Supplied information »
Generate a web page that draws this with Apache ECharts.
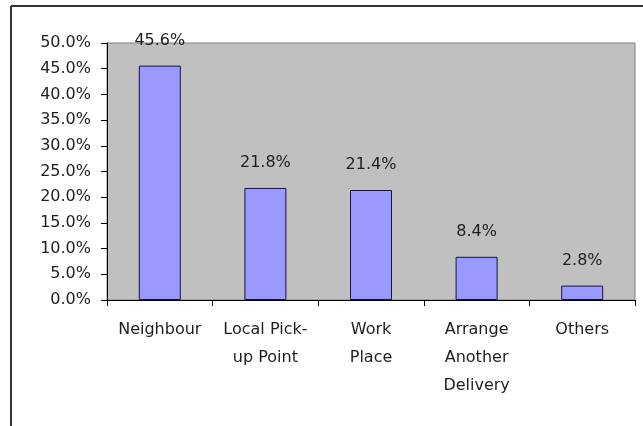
<!DOCTYPE html>
<html>
<head>
<meta charset="utf-8">
<script src="https://cdn.jsdelivr.net/npm/echarts@6/dist/echarts.min.js"></script>
<style>
  html, body { margin: 0; padding: 0; background: #fff; }
  #chart { width: 643px; height: 426px; }
</style>
</head>
<body>
<div id="chart"></div>
<script>
// Where parcels were left when nobody was home (share of responses, %)
const categories = ['Neighbour', 'Local Pick-\nup Point', 'Work\nPlace', 'Arrange\nAnother\nDelivery', 'Others'];
const shares = [45.6, 21.8, 21.4, 8.4, 2.8];
const yTicks = { min: 0, max: 50, interval: 5 };

const FONT = 'DejaVu Sans';
const TEXT = '#1e1e1e';

const chart = echarts.init(document.getElementById('chart'), null, { renderer: 'canvas' });

chart.setOption({
  animation: false,
  backgroundColor: '#ffffff',
  graphic: [
    // frame around the chart (top and left edges visible)
    { type: 'line', shape: { x1: 11, y1: 6, x2: 643, y2: 6 }, style: { stroke: '#333', lineWidth: 2 } },
    { type: 'line', shape: { x1: 11, y1: 6, x2: 11, y2: 426 }, style: { stroke: '#333', lineWidth: 2 } }
  ],
  grid: {
    left: 107, top: 43, right: 8, bottom: 126,
    show: true,
    backgroundColor: '#c0c0c0',
    borderColor: '#808080',
    borderWidth: 1
  },
  xAxis: {
    type: 'category',
    data: categories,
    axisLine: { lineStyle: { color: '#000', width: 1 } },
    axisTick: { show: true, length: 6, lineStyle: { color: '#000' } },
    axisLabel: {
      interval: 0,
      margin: 16,
      color: TEXT,
      fontFamily: FONT,
      fontSize: 16,
      lineHeight: 28
    },
    splitLine: { show: false }
  },
  yAxis: {
    type: 'value',
    min: yTicks.min,
    max: yTicks.max,
    interval: yTicks.interval,
    axisLine: { show: true, lineStyle: { color: '#000', width: 1 } },
    axisTick: { show: true, length: 6, lineStyle: { color: '#000' } },
    axisLabel: {
      margin: 16,
      color: TEXT,
      fontFamily: FONT,
      fontSize: 16,
      formatter: v => v.toFixed(1) + '%'
    },
    splitLine: { show: false }
  },
  series: [{
    type: 'bar',
    data: shares,
    barWidth: 42,
    itemStyle: { color: '#9999ff', borderColor: '#151540', borderWidth: 1 },
    label: {
      show: true,
      position: 'top',
      distance: 17,
      color: TEXT,
      fontFamily: FONT,
      fontSize: 16,
      formatter: p => p.value.toFixed(1) + '%'
    }
  }]
});
</script>
</body>
</html>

Stated task »
Repeat the material above in full and exactly, omitting the pictures.

Reply »
Generate a web page that draws this with Apache ECharts.
<!DOCTYPE html>
<html>
<head>
<meta charset="utf-8">
<script src="https://cdn.jsdelivr.net/npm/echarts@6/dist/echarts.min.js"></script>
<style>
  html, body { margin: 0; padding: 0; background: #fff; }
  #chart { width: 643px; height: 426px; }
</style>
</head>
<body>
<div id="chart"></div>
<script>
// Where parcels were left when nobody was home (share of responses, %)
const categories = ['Neighbour', 'Local Pick-\nup Point', 'Work\nPlace', 'Arrange\nAnother\nDelivery', 'Others'];
const shares = [45.6, 21.8, 21.4, 8.4, 2.8];
const yTicks = { min: 0, max: 50, interval: 5 };

const FONT = 'DejaVu Sans';
const TEXT = '#1e1e1e';

const chart = echarts.init(document.getElementById('chart'), null, { renderer: 'canvas' });

chart.setOption({
  animation: false,
  backgroundColor: '#ffffff',
  graphic: [
    // frame around the chart (top and left edges visible)
    { type: 'line', shape: { x1: 11, y1: 6, x2: 643, y2: 6 }, style: { stroke: '#333', lineWidth: 2 } },
    { type: 'line', shape: { x1: 11, y1: 6, x2: 11, y2: 426 }, style: { stroke: '#333', lineWidth: 2 } }
  ],
  grid: {
    left: 107, top: 43, right: 8, bottom: 126,
    show: true,
    backgroundColor: '#c0c0c0',
    borderColor: '#808080',
    borderWidth: 1
  },
  xAxis: {
    type: 'category',
    data: categories,
    axisLine: { lineStyle: { color: '#000', width: 1 } },
    axisTick: { show: true, length: 6, lineStyle: { color: '#000' } },
    axisLabel: {
      interval: 0,
      margin: 16,
      color: TEXT,
      fontFamily: FONT,
      fontSize: 16,
      lineHeight: 28
    },
    splitLine: { show: false }
  },
  yAxis: {
    type: 'value',
    min: yTicks.min,
    max: yTicks.max,
    interval: yTicks.interval,
    axisLine: { show: true, lineStyle: { color: '#000', width: 1 } },
    axisTick: { show: true, length: 6, lineStyle: { color: '#000' } },
    axisLabel: {
      margin: 16,
      color: TEXT,
      fontFamily: FONT,
      fontSize: 16,
      formatter: v => v.toFixed(1) + '%'
    },
    splitLine: { show: false }
  },
  series: [{
    type: 'bar',
    data: shares,
    barWidth: 42,
    itemStyle: { color: '#9999ff', borderColor: '#151540', borderWidth: 1 },
    label: {
      show: true,
      position: 'top',
      distance: 17,
      color: TEXT,
      fontFamily: FONT,
      fontSize: 16,
      formatter: p => p.value.toFixed(1) + '%'
    }
  }]
});
</script>
</body>
</html>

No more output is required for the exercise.